Last autumn we launched an initiative to consider the potential to create an ethical framework for ITI members. Our first event was an open discussion meeting hosted by Dr Joseph Lambert which helped us to identify the range of topic areas that we want to explore in more detail.
We have now fashioned these ideas into a programme and invited a range of experts and other stakeholders to help us to host this series of open discussions. We now invite members and others with an interest in ethics to join the debates, with the aim of generating the core principles that will form our ethical framework.
We have called this space for conversations about ethics the ITI Coffee House following the spirit of the coffee houses of the eighteenth century where the Enlightenment was born. The aim is for conversations to be informal and free-flowing and for participants to contribute rather than just to listen.
This session will be focused on Ethical practice within and outside of interpreting assignments.
If you are interested in shaping the debate about translation and interpreting ethics then come along and contribute to our work. We really want to hear from the professionals who are making ethical decisions in their daily working lives to ensure that we create an ethical framework that meets your needs.

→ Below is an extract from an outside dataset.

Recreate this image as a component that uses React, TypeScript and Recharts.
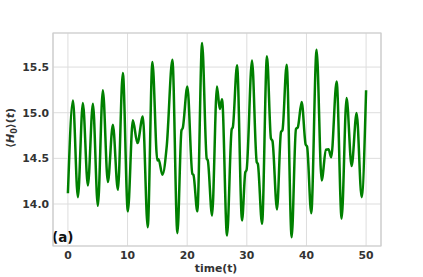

Please note that the Coffee House sessions take the format of a short scene-setting presentation followed by discussion, and may include small group discussions in breakout rooms depending on the numbers attending. We expect attendees to participate in the discussions and we ask that you only book a place if you are committed to attending.
After training as a psychotherapist Dr Beverley Costa set up Mothertongue multi-ethnic counselling service (2000-2018) for multilingual clients. In 2009 she established a mental health interpreting service, and in 2017 The Pásalo Project. She is a Senior Practitioner Fellow at Birkbeck, University of London and a Senior Visiting Research Fellow at the University of Reading.
Dr Rebecca Tipton is Senior Lecturer in Interpreting and Translation Studies at the University of Manchester. Her research focuses on spoken language interpreting in statutory and voluntary sector services from contemporary and historical perspectives. She is the author of The Routledge Guide to Teaching Ethics in Translation and Interpreting Education (2024).